Return only the lines from the top of the data down to the one that holds "norm.north) -- (out);", both included, without any pictures.

## START Supplied data

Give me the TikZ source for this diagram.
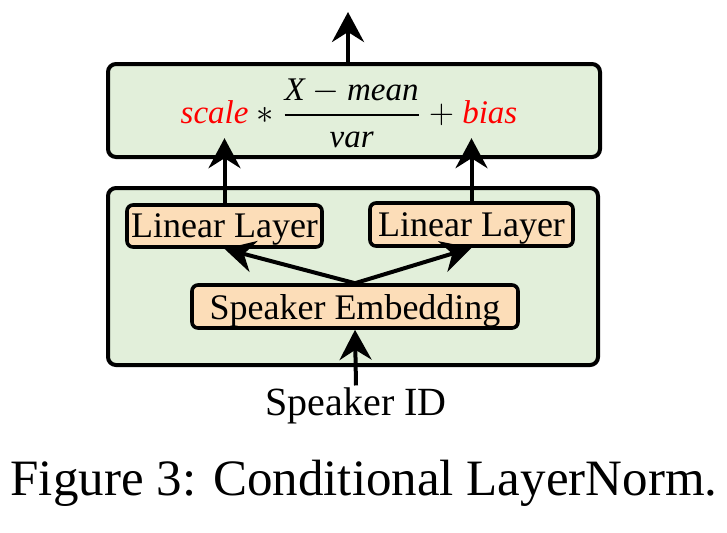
\documentclass[tikz,border=0pt]{standalone}
\usepackage{fontspec}
\setmainfont{Liberation Serif}
\usepackage{amsmath}
\usepackage{xcolor}
\usetikzlibrary{arrows.meta,positioning}
\definecolor{boxgreen}{RGB}{226,239,218}
\definecolor{boxpeach}{RGB}{252,221,184}

\begin{document}
\begin{tikzpicture}[x=0.5pt,y=-0.5pt,
  outerbox/.style={draw,line width=2pt,rounded corners=4pt,fill=boxgreen},
  layerbox/.style={draw,line width=1.8pt,rounded corners=3pt,fill=boxpeach,inner sep=0pt,
    text depth=0pt,font=\fontsize{18}{20}\selectfont},
  flow/.style={-{Stealth[length=15pt,width=16pt,inset=5pt]},line width=2pt}]
\useasboundingbox (0,0) rectangle (727,532);

% normalisation block
\node[outerbox,minimum width=246pt,minimum height=46.5pt] (norm) at (354,110.5) {};
\node[font=\fontsize{16.5}{18}\selectfont] (formula) at (349,113)
  {{\color{red}\textit{scale}} $*$ $\dfrac{\textit{X} - \textit{mean}}{\textit{var}}$ $+$ {\color{red}\textit{bias}}};
\coordinate (out) at (348,12);
\draw[flow] (out |- norm.north) -- (out);

% conditioning block
\node[outerbox,minimum width=245pt,minimum height=88.5pt] (cond) at (353,276.5) {};
\node[layerbox,minimum width=97.5pt,minimum height=21pt] (linL) at (224.5,226) {Linear Layer};
\node[layerbox,minimum width=101.5pt,minimum height=21.5pt] (linR) at (471.5,224.5) {Linear Layer};
\node[layerbox,minimum width=163pt,minimum height=21.5pt] (emb) at (355,306.5) {Speaker Embedding};

\draw[flow] (linL.north) -- ++(0,-65);
\draw[flow] (linR.north) -- ++(0,-63);
\draw[flow] (emb.north) -- (linL.south);
\draw[flow] (emb.north) -- (linR.south);

% input
\node[font=\fontsize{20}{22}\selectfont,inner sep=1pt] (spk) at (356,406) {Speaker ID};
\draw[flow] (spk.north) -- (emb.south);

\node[font=\fontsize{25.5}{28}\selectfont] (caption) at (364,483) {Figure 3: Conditional LayerNorm.};
\end{tikzpicture}
\end{document}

## END Supplied data

> [Written response]
Give me the TikZ source for this diagram.
\documentclass[tikz,border=0pt]{standalone}
\usepackage{fontspec}
\setmainfont{Liberation Serif}
\usepackage{amsmath}
\usepackage{xcolor}
\usetikzlibrary{arrows.meta,positioning}
\definecolor{boxgreen}{RGB}{226,239,218}
\definecolor{boxpeach}{RGB}{252,221,184}

\begin{document}
\begin{tikzpicture}[x=0.5pt,y=-0.5pt,
  outerbox/.style={draw,line width=2pt,rounded corners=4pt,fill=boxgreen},
  layerbox/.style={draw,line width=1.8pt,rounded corners=3pt,fill=boxpeach,inner sep=0pt,
    text depth=0pt,font=\fontsize{18}{20}\selectfont},
  flow/.style={-{Stealth[length=15pt,width=16pt,inset=5pt]},line width=2pt}]
\useasboundingbox (0,0) rectangle (727,532);

% normalisation block
\node[outerbox,minimum width=246pt,minimum height=46.5pt] (norm) at (354,110.5) {};
\node[font=\fontsize{16.5}{18}\selectfont] (formula) at (349,113)
  {{\color{red}\textit{scale}} $*$ $\dfrac{\textit{X} - \textit{mean}}{\textit{var}}$ $+$ {\color{red}\textit{bias}}};
\coordinate (out) at (348,12);
\draw[flow] (out |- norm.north) -- (out);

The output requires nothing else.